**Dataset extract:**
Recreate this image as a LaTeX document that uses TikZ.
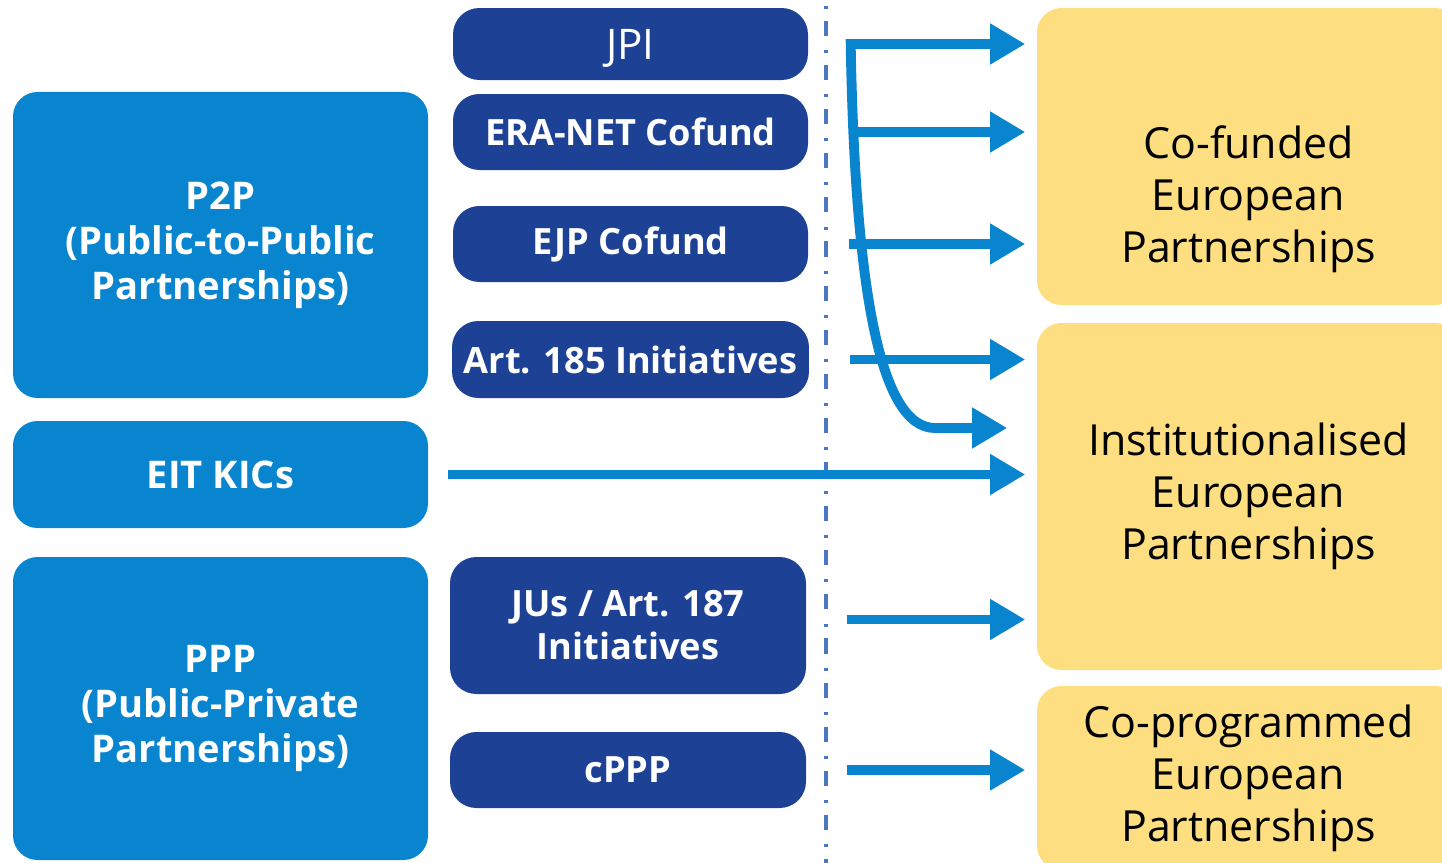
\documentclass[tikz,border=0pt]{standalone}
\usepackage{fontspec}
\setmainfont{Open Sans}
\usetikzlibrary{arrows.meta}
\definecolor{pblue}{RGB}{9,133,207}
\definecolor{pdark}{RGB}{29,66,149}
\definecolor{pyellow}{RGB}{253,222,128}
\definecolor{pdots}{RGB}{74,120,192}
\tikzset{>/.tip={Triangle[length=10pt,width=11pt]}}

\begin{document}
\begin{tikzpicture}[
  bigbox/.style={fill=pblue, rounded corners=7pt, minimum width=4.15cm, text=white,
    font=\bfseries\fontsize{10.85}{12.8}\selectfont, align=center},
  smallbox/.style={fill=pdark, rounded corners=7.5pt, minimum width=3.55cm, text=white,
    font=\bfseries\fontsize{10.3}{12.2}\selectfont, align=center},
  ybox/.style={fill=pyellow, rounded corners=7pt, minimum width=4.23cm,
    font=\fontsize{12.2}{14.8}\selectfont, align=center},
  flow/.style={->, pblue, line width=2.8pt, shorten <=0.4cm, shorten >=0.11cm},
]
\useasboundingbox[fill=white] (0,0) rectangle (14.42,-8.63);

% left column
\node[bigbox, minimum height=3.06cm] (p2p) at (2.205,-2.45) {P2P\\(Public-to-Public\\Partnerships)};
\node[bigbox, minimum height=1.07cm] (eit) at (2.205,-4.745) {EIT KICs};
\node[bigbox, minimum height=3.03cm] (ppp) at (2.205,-7.085) {PPP\\(Public-Private\\Partnerships)};

% instruments
\node[smallbox, minimum height=0.72cm, font=\fontsize{12}{14}\selectfont, text depth=0pt] (jpi) at (6.305,-0.44) {JPI};
\node[smallbox, minimum height=0.76cm] (era) at (6.305,-1.32) {ERA-NET Cofund};
\node[smallbox, minimum height=0.76cm] (ejp) at (6.305,-2.44) {EJP Cofund};
\node[smallbox, minimum height=0.77cm] (art) at (6.305,-3.595) {Art. 185 Initiatives};
\node[smallbox, minimum height=1.37cm, minimum width=3.56cm] (jus) at (6.28,-6.255) {JUs / Art. 187\\Initiatives};
\node[smallbox, minimum height=0.76cm, minimum width=3.56cm] (cppp) at (6.28,-7.70) {cPPP};

% partnerships
\node[ybox, minimum height=2.97cm,
  label={[font=\fontsize{12.2}{14.8}\selectfont, align=center, yshift=-0.43cm]center:Co-funded\\European\\Partnerships}] (cofund) at (12.485,-1.565) {};
\node[ybox, minimum height=3.47cm] (inst) at (12.485,-4.965) {Institutionalised\\European\\Partnerships};
\node[ybox, minimum height=1.84cm] (coprog) at (12.485,-7.78) {Co-programmed\\European\\Partnerships};

% divider
\coordinate (dtop) at (8.26,-0.06);
\coordinate (dbot) at (8.26,-8.63);
\draw[pdots, line width=1.2pt, dash pattern=on 0.85pt off 3.4pt on 4.3pt off 4pt] (dtop) -- (dbot);

% arrows
\coordinate (jpiout) at ([xshift=0.42cm]jpi.east);
\coordinate (bend) at (9.35,-4.28);
\draw[flow, <->, shorten <=0.11cm, shorten >=0.29cm, line join=miter]
  (jpiout -| cofund.west) -- (jpiout) .. controls (8.55,-2.9) and (8.8,-4.28) .. (bend) -- (bend -| inst.west);
\draw[flow] (era.east) -- (era.east -| cofund.west);
\draw[flow] (ejp.east) -- (ejp.east -| cofund.west);
\draw[flow] (art.east) -- (art.east -| inst.west);
\draw[flow, shorten <=0.19cm] (eit.east) -- (eit.east -| inst.west);
\draw[flow] ([yshift=0.06cm]jus.east) -- ([yshift=0.06cm]jus.east -| inst.west);
\draw[flow] (cppp.east) -- (cppp.east -| coprog.west);
\end{tikzpicture}
\end{document}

**Aim of the task:** Repeat only what lies between the start of the data and the end of the line containing "(0,0) rectangle (14.42,-8.63);", exactly, with pictures left out.

**Reply to the exercise:**
Recreate this image as a LaTeX document that uses TikZ.
\documentclass[tikz,border=0pt]{standalone}
\usepackage{fontspec}
\setmainfont{Open Sans}
\usetikzlibrary{arrows.meta}
\definecolor{pblue}{RGB}{9,133,207}
\definecolor{pdark}{RGB}{29,66,149}
\definecolor{pyellow}{RGB}{253,222,128}
\definecolor{pdots}{RGB}{74,120,192}
\tikzset{>/.tip={Triangle[length=10pt,width=11pt]}}

\begin{document}
\begin{tikzpicture}[
  bigbox/.style={fill=pblue, rounded corners=7pt, minimum width=4.15cm, text=white,
    font=\bfseries\fontsize{10.85}{12.8}\selectfont, align=center},
  smallbox/.style={fill=pdark, rounded corners=7.5pt, minimum width=3.55cm, text=white,
    font=\bfseries\fontsize{10.3}{12.2}\selectfont, align=center},
  ybox/.style={fill=pyellow, rounded corners=7pt, minimum width=4.23cm,
    font=\fontsize{12.2}{14.8}\selectfont, align=center},
  flow/.style={->, pblue, line width=2.8pt, shorten <=0.4cm, shorten >=0.11cm},
]
\useasboundingbox[fill=white] (0,0) rectangle (14.42,-8.63);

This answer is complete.